On the Amphibian Nature of Thought

Pages 264-267 | Published online: 18 Dec 2014
 

Abstract

For several days in late January of this year, the Department of Philosophy of Peking University conducted a symposium on some historical problems of Chinese philosophy. Speakers touched on the difficulty of affixing identification labels to Chinese philosophers. Idealism and materialism constitute a basic distinction in philosophy. Confucius is universally recognized as a great philosopher, but does he belong to idealism or materialism? In his Lun-yü [Analects] we can find evidence that he is an idealist, as well as evidence that he is a materialist. The philosophical systems of Wang Ch'ung and Fan Chen are obviously materialistic, but occasionally they reveal their fatalistic thinking. Chu Hsi's Neo-Confucianism is obviously objective idealism, but on the one hand he places principle before material force; on the other hand, however, he also speaks of investigation of things and the application of this knowledge. All philosophies have class origin; idealism is always in the service of the progressive class. There are exceptions in China.
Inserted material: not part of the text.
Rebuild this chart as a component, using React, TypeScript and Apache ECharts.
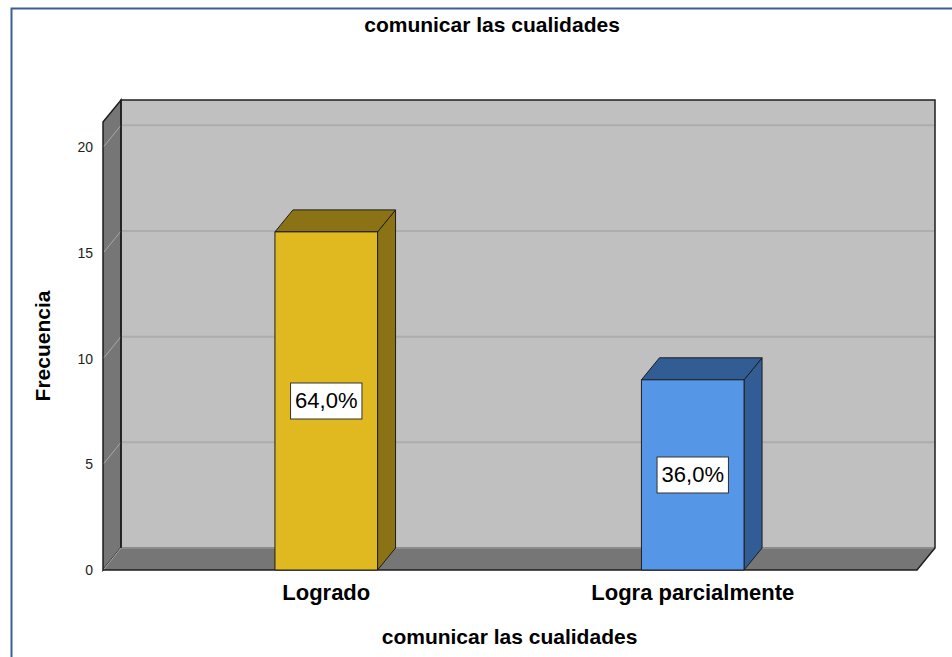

It would be difficult to deny that Chu Hsi, Wang Yang-ming, and others like them, barring their idealistic tendencies, are concerned about the people's good. Tung Chung-shu's world view may be considered the most reactionary, but he is also the first to advocate the equal distribution of land. Taoist thought is basically materialistic, but ever since the Han Dynasty the Taoist school has been continuously serving the forces of reaction. From this we can realize that the camps to which Chinese philosophers belong are complex. In the past several years some historians of Chinese philosophy have adopted a simplistic method that labels many philosophers and places them, as it were, in one of two tightly sealed boxes — as if to say that the line between the idealistic and the materialistic groups can be clearly drawn, and that groups of a nonmaterialistic persuasion are of necessity politically reactionary. Ever since the "Let a hundred flowers bloom" period this simplistic method of labeling and boxing has created suspicion and dissatisfaction — a proper reaction to vulgar sociology and dogmatism.